Issue: Whether extrinsic
letters may be incorporated into a will by reference so as to be rendered a part
of the will itself?
Holding: The letters in
this case may not be incorporated into the will.
Procedure: The Probate Ct
excluded extrinsic evidence, two letters, offered as part of the will. Jury
verdict, under direction, that both letters are not, either separately or
together, a part of the will. Superior Ct judgment affirming decree of Probate
Ct refusing to approve a certain writing as a part of the will.
Rule: Doctrine of
Incorporation--An unattested document may, by reference in a will, under certain
conditions and limitations, become by reference incorporated in the will as a
part of it.
Rationale: Two conditions
are necessary before the doctrine is held applicable. First, the paper must be
in existence at the time of the execution of the will; and second, the
description must not be so vague as to be incapable of being applied to any
instrument in particular, but must describe the instrument intended in clear and
definite terms.
The will in the present
case fails to comply with the required conditions under which the doctrine of
incorporation by reference can apply.

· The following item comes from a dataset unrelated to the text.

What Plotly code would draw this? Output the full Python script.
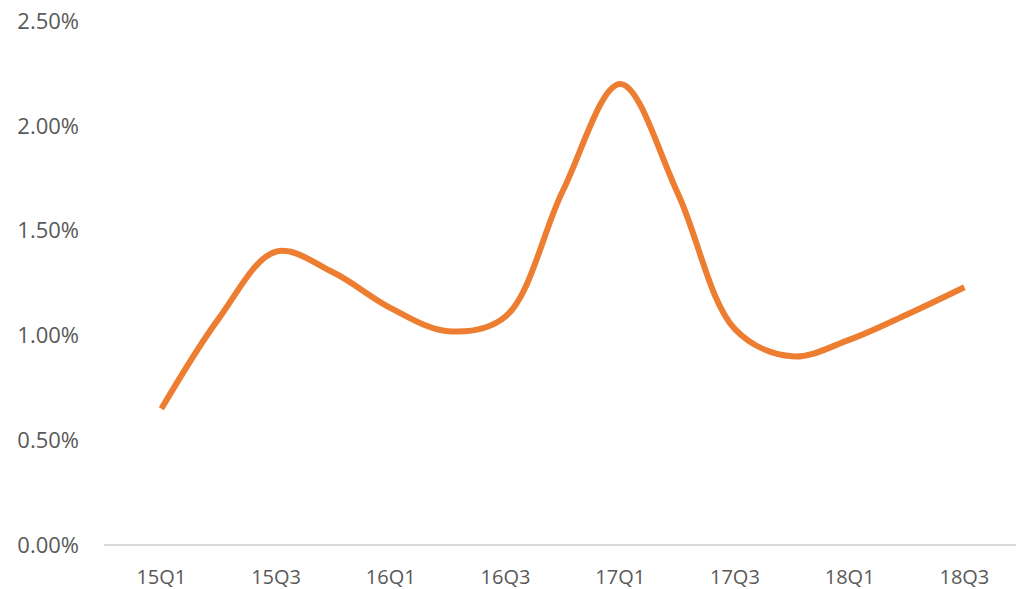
import plotly.graph_objects as go

# Quarterly series, 15Q1 through 18Q3
quarters = ["15Q1", "15Q2", "15Q3", "15Q4", "16Q1", "16Q2", "16Q3", "16Q4",
            "17Q1", "17Q2", "17Q3", "17Q4", "18Q1", "18Q2", "18Q3"]
rates = [0.0065, 0.0108, 0.0140, 0.0130, 0.0113, 0.0102, 0.0109, 0.0169,
         0.0220, 0.0168, 0.0103, 0.0090, 0.0098, 0.0110, 0.0123]

# Only every other quarter is labelled on the axis
tick_labels = quarters[::2]
tick_pos = list(range(0, len(quarters), 2))

x_idx = list(range(len(quarters)))

fig = go.Figure()
fig.add_trace(go.Scatter(
    x=x_idx,
    y=rates,
    mode="lines",
    line=dict(color="#ED7D31", width=6, shape="spline", smoothing=1.0),
    hoverinfo="skip",
    showlegend=False,
))

fig.update_layout(
    width=1016,
    height=589,
    margin=dict(l=104, r=0, t=21, b=44),
    paper_bgcolor="white",
    plot_bgcolor="white",
    xaxis=dict(
        range=[-1, 14.9],
        tickmode="array",
        tickvals=tick_pos,
        ticktext=tick_labels,
        showgrid=False,
        zeroline=False,
        showline=False,
        ticks="",
        ticklabelstandoff=18,
        tickfont=dict(family="Liberation Sans Narrow, Open Sans, sans-serif", size=20, color="#595959"),
    ),
    yaxis=dict(
        range=[0, 0.025],
        tickmode="array",
        tickvals=[0, 0.005, 0.01, 0.015, 0.02, 0.025],
        tickformat=".2%",
        showgrid=False,
        zeroline=True,
        zerolinecolor="#D9D9D9",
        zerolinewidth=2,
        showline=False,
        ticks="",
        ticklabelstandoff=24,
        tickfont=dict(family="Open Sans, sans-serif", size=22, color="#595959"),
    ),
)

fig.write_html("out.html")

There is not in the language of the will
any clear, explicit, unambiguous reference to any specific document existing and
known to the testator at the time his will was executed. The will makes only a
vague reference to a ‘sealed letter’ which may refer to any sealed letter, made
by anybody, at any time after the will was executed. The reference is so vague
as to be incapable of being applied to any instrument in particular.